As of April, American officials believe that as many as two million Muslims – most of them ethnic Uyghurs, whom the Communist Party has resolved to eliminate – are still suffering in the camps. At their peak, officials believed the concentration camp population to be as many as three million people.
Survivors of the concentration camps say that Chinese officials beat them, tortured them, forced them to learn Mandarin (as opposed to their native Turkic languages) and worship dictator Xi Jinping; raped many of them, and killed others in their presence. Survivors have testified to having their infants killed, being forced into abortions, and forcibly sterilized to hinder the continued existence of their ethnic group.
Human rights groups have also collected evidence indicating that concentration camp victims have been used for organ harvesting, cut open alive without anesthesia so the Chinese government can steal and sell their organs. Some evidence suggests Chinese officials carved the lungs out of some Uyghur prisoners to use in transplants as an experimental measure against the Chinese coronavirus.
The population of the concentration camps has decreased because, extensive reports have shown, China is busing Uyghurs and other ethnic minorities into the factories that majority Han Chinese cannot or will not work in as a result of the pandemic.
China itself has admitted this, calling the camps “vocational training centers” and the newly minted slaves its “graduates.” Among the companies known to be using Uyghur slave labor are Nintendo, BMW, Nike, Apple, and other high-profile international brands.
The Han supremacist Chinese Communist Party is also currently under fire for allowing the southern city of Guangzhou to impose discriminatory policies against black people.

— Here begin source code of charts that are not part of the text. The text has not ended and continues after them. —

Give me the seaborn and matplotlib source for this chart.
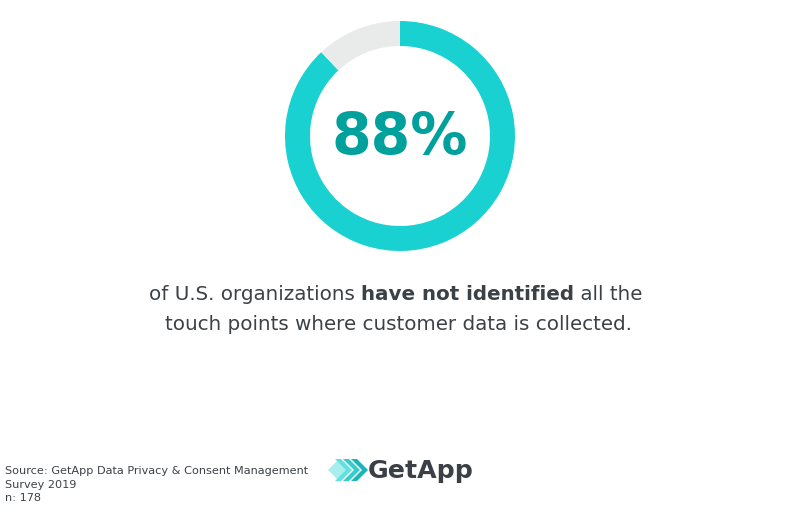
import matplotlib
matplotlib.use("Agg")
import matplotlib.pyplot as plt
from matplotlib.patches import Polygon
import seaborn as sns

# data
labels = ["Have not identified", "Have identified"]
shares = [88, 12]
headline = "88%"
caption_parts = [("of U.S. organizations ", "normal"),
                 ("have not identified", "bold"),
                 (" all the", "normal")]
caption_line2 = "touch points where customer data is collected."
source_lines = ["Source: GetApp Data Privacy & Consent Management",
                "Survey 2019",
                "n: 178"]

TEAL = "#1ad1d1"
LIGHT = "#e9ebea"
DARK_TEAL = "#00a09c"
TEXT = "#3c4146"

sns.set_theme(style="white")
plt.rcParams["font.family"] = ["DejaVu Sans"]

W, H = 800, 512
fig = plt.figure(figsize=(8, 5.12), dpi=100)

# donut
cx, cy, r = 400, 136, 115
ax = fig.add_axes([(cx - r) / W, (H - cy - r) / H, 2 * r / W, 2 * r / H])
ax.pie(shares, colors=[TEAL, LIGHT], startangle=90, counterclock=False,
       radius=1, wedgeprops=dict(width=25 / r, edgecolor="none"))
ax.set_xlim(-1, 1)
ax.set_ylim(-1, 1)
ax.set_aspect("equal")
ax.axis("off")
ax.text(0, -0.02, headline, ha="center", va="center", fontsize=41,
        fontweight="bold", color=DARK_TEAL)

# caption, mixed weight on the first line
fig.canvas.draw()
renderer = fig.canvas.get_renderer()
fs = 14.3
pieces = []
for txt, wt in caption_parts:
    t = fig.text(0, 1 - 295 / H, txt, fontsize=fs, fontweight=wt, color=TEXT,
                 va="center", ha="left")
    pieces.append(t)
widths = [p.get_window_extent(renderer).width for p in pieces]
total = sum(widths)
x = 396 - total / 2
for p, w in zip(pieces, widths):
    p.set_x(x / W)
    x += w
fig.text(398 / W, 1 - 324 / H, caption_line2, fontsize=fs, color=TEXT,
         ha="center", va="center")

# source footer
for i, line in enumerate(source_lines):
    fig.text(5 / W, 1 - (471 + i * 13.5) / H, line, fontsize=8.1, color=TEXT,
             ha="left", va="center")

# logo
lax = fig.add_axes([326 / W, 1 - 484 / H, 44 / W, 28 / H])
lax.set_xlim(0, 44)
lax.set_ylim(0, 28)
lax.axis("off")
lax.add_patch(Polygon([(2, 14), (13, 25), (24, 14), (13, 3)], closed=True,
                      color="#a8eeee", lw=0, zorder=0))
for dx, c in [(9, "#62dfdf"), (17, "#34cccc"), (25, "#1ab5b5")]:
    lax.add_patch(Polygon([(dx, 3), (dx + 6, 3), (dx + 17, 14),
                           (dx + 6, 25), (dx, 25), (dx + 11, 14)],
                          closed=True, color=c, lw=0))
fig.text(368 / W, 1 - 471 / H, "GetApp", fontsize=18.2, fontweight="bold",
         color="#3b4046", ha="left", va="center")

fig.savefig("out.png", dpi=100, facecolor="white")
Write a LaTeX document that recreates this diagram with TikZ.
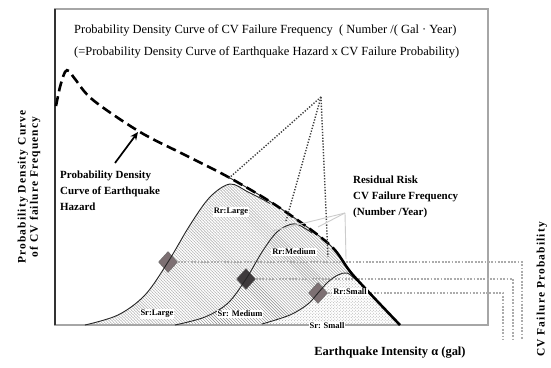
\documentclass[tikz,border=0pt]{standalone}
\usepackage{fontspec}
\setmainfont{Liberation Serif}
\usetikzlibrary{shapes.geometric,patterns,arrows.meta}

% curve data (1 unit = 1bp, y grows downwards)
\def\hazardpts{(56,106) (60,87) (65,72) (69,71) (75,79) (93,100) (140,132) (185,155) (230,178) (280,208) (330,245) (353,275) (400,325)}
\def\bellLpts{(85,325) (118,315) (145,295) (168,262) (190,225) (210,197) (230,184) (248,192) (262,199) (270,203.5)}
\def\bellMpts{(175,325) (205,317) (228,303) (246,279) (262,252) (275,234) (286,226) (296,224) (306,229) (312,233)}
\def\bellSpts{(262,324) (290,315) (308,304) (318,293) (328,282) (338,275) (347,273) (355,279) (360,283)}

\definecolor{markergray}{RGB}{125,112,115}
\definecolor{markerdark}{RGB}{62,58,60}

\begin{document}
\begin{tikzpicture}[x=1bp,y=-1bp,
  frame/.style={draw=gray!70, line width=1.3bp},
  hazardline/.style={line width=2.6bp},
  bell/.style={draw=black!85, line width=0.9bp},
  marker/.style={diamond, draw=black!60, line width=0.4bp, minimum width=19bp, minimum height=21bp, inner sep=0pt},
  guide/.style={draw=gray!65, line width=1.1bp, dash pattern=on 1.8bp off 1.5bp},
  pointer/.style={draw=gray!50!black, line width=1.4bp, dash pattern=on 1.3bp off 1.6bp},
  leader/.style={draw=gray!40, line width=0.9bp},
  tag/.style={font=\fontsize{8.5}{9}\selectfont\bfseries, fill=white, inner sep=1bp},
  lbl/.style={font=\fontsize{11}{16}\selectfont\bfseries, align=left, anchor=west, inner sep=0pt},
  titletext/.style={font=\fontsize{12.5}{14}\selectfont, anchor=west, inner sep=0pt},
  sidetext/.style={font=\fontsize{11.5}{12.5}\selectfont\bfseries\addfontfeature{LetterSpace=10}, rotate=90, inner sep=0pt},
]
\useasboundingbox (0,0) rectangle (551,367);
\fill[white] (0,0) rectangle (551,367);

% shaded bands under the hazard curve, one per capacity curve
\begin{scope}
  \clip plot[smooth,tension=0.55] coordinates {\bellLpts} -- (270,90) -- (430,90) -- (430,330) -- (85,330) -- cycle;
  \fill[pattern=north west lines, pattern color=gray!55] plot[smooth,tension=0.55] coordinates {\hazardpts} -- (56,325) -- cycle;
  \fill[pattern=crosshatch dots, pattern color=gray!60] plot[smooth,tension=0.55] coordinates {\hazardpts} -- (56,325) -- cycle;
\end{scope}
\begin{scope}
  \clip plot[smooth,tension=0.55] coordinates {\bellMpts} -- (312,90) -- (430,90) -- (430,330) -- (175,330) -- cycle;
  \fill[white] plot[smooth,tension=0.55] coordinates {\hazardpts} -- (56,325) -- cycle;
  \fill[pattern=north west lines, pattern color=gray!95] plot[smooth,tension=0.55] coordinates {\hazardpts} -- (56,325) -- cycle;
\end{scope}
\begin{scope}
  \clip plot[smooth,tension=0.55] coordinates {\bellSpts} -- (360,90) -- (430,90) -- (430,330) -- (262,330) -- cycle;
  \fill[white] plot[smooth,tension=0.55] coordinates {\hazardpts} -- (56,325) -- cycle;
  \fill[pattern=crosshatch dots, pattern color=gray!70] plot[smooth,tension=0.55] coordinates {\hazardpts} -- (56,325) -- cycle;
\end{scope}

% plot frame
\draw[frame] (55,9) rectangle (488,325);
\draw[draw=gray!40!black, line width=1.2bp] (55,9) -- (55,325);

% diamonds on the capacity curves
\node[marker, fill=markergray] (dL) at (168,262) {};
\node[marker, fill=markerdark] (dM) at (246,279) {};
\node[marker, fill=markergray] (dS) at (318,293) {};

% projection guides to the probability axis
\coordinate (gL) at (522,262);  \coordinate (gLb) at (522,340);
\coordinate (gM) at (513,279);  \coordinate (gMb) at (513,340);
\coordinate (gS) at (503,293);  \coordinate (gSb) at (503,340);
\draw[guide] (dL.east) -- (gL) -- (gLb);
\draw[guide] (dM.east) -- (gM) -- (gMb);
\draw[guide] (dS.east) -- (gS) -- (gSb);

% capacity curves
\draw[bell] plot[smooth,tension=0.55] coordinates {\bellLpts};
\draw[bell] plot[smooth,tension=0.55] coordinates {\bellMpts};
\draw[bell] plot[smooth,tension=0.55] coordinates {\bellSpts};
\begin{scope}
  \clip (228,100) rectangle (430,330);
  \draw[bell] plot[smooth,tension=0.55] coordinates {\hazardpts};
\end{scope}

% hazard curve: dashed upper part, solid tail
\begin{scope}
  \clip (0,0) rectangle (336,330);
  \draw[hazardline, dash pattern=on 10bp off 5bp] plot[smooth,tension=0.55] coordinates {\hazardpts};
\end{scope}
\begin{scope}
  \clip (336,0) rectangle (430,330);
  \draw[hazardline] plot[smooth,tension=0.55] coordinates {\hazardpts};
\end{scope}

% titles
\node[titletext] (t1) at (74,30)
  {Probability Density Curve of CV Failure Frequency\ \ ( Number /( Gal · Year)};
\node[titletext] (t2) at (74,52)
  {(=Probability Density Curve of Earthquake Hazard x CV Failure Probability)};

% band tags
\node[tag] (rL) at (231,212) {Rr:Large};
\node[tag] (rM) at (294,252) {Rr:Medium};
\node[tag] (rS) at (350,292) {Rr:Small};
\node[tag] (sL) at (157,314) {Sr:Large};
\node[tag] (sM) at (240,314) {Sr: Medium};
\node[tag] (sS) at (327,326) {Sr: Small};

% pointers from the frequency curve callout
\coordinate (apex) at (321,97);
\coordinate (pL) at (228,179);
\coordinate (pM) at (286,221);
\coordinate (pS) at (328,257);
\draw[pointer] (apex) -- (pL);
\draw[pointer] (apex) -- (pM);
\draw[pointer] (apex) -- (pS);

% residual risk callout
\node[lbl] (rr) at (353,197) {Residual Risk\\CV Failure Frequency\\(Number /Year)};
\coordinate (rapex) at (345,213);
\coordinate (qL) at (272,231);
\coordinate (qM) at (318,227);
\coordinate (qS) at (346,259);
\draw[leader] (rapex) -- (qL);
\draw[leader] (rapex) -- (qM);
\draw[leader] (rapex) -- (qS);

% hazard callout
\node[lbl] (hz) at (60,191) {Probability Density\\Curve of Earthquake\\Hazard};
\coordinate (hzfrom) at (115,163);
\coordinate (hzto) at (138,132);
\draw[-{Stealth[length=8bp,width=7bp]}, line width=1.7bp] (hzfrom) -- (hzto);

% axis titles
\node[sidetext, align=center] (ylab) at (29,187)
  {Probability Density Curve\\of CV failure Frequency};
\node[font=\fontsize{12.5}{14}\selectfont\bfseries, inner sep=0pt] (xlab) at (390,353)
  {Earthquake Intensity α (gal)};
\node[sidetext, anchor=east] (plab) at (542,222)
  {CV Failure Probability};
\end{tikzpicture}
\end{document}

Guangzhou is home to one of the nation’s largest immigrant populations from Africa, a result of China’s predatory Belt and Road Initiative (BRI).
In April, video reports began surfacing of Han Chinese landlords evicting African and other black tenants, despite the fact that they had the ability to pay their rents and had not violated the terms of their lease. Hotels in the city also banned black customers, resulting in large numbers of African people sleeping on the streets during a pandemic-related lockdown.
Restaurants, including American outposts like McDonald’s, posted signs stating that black people were not allowed on the premises. Africans complained that, when not evicted, they were placed on house arrest, “quarantined” even when testing negative for coronavirus and not having any recent travel history.
In response to criticism of the government’s racist policies, Chinese state-run media outlets suggested the affected Africans “readjust their way of thinking.”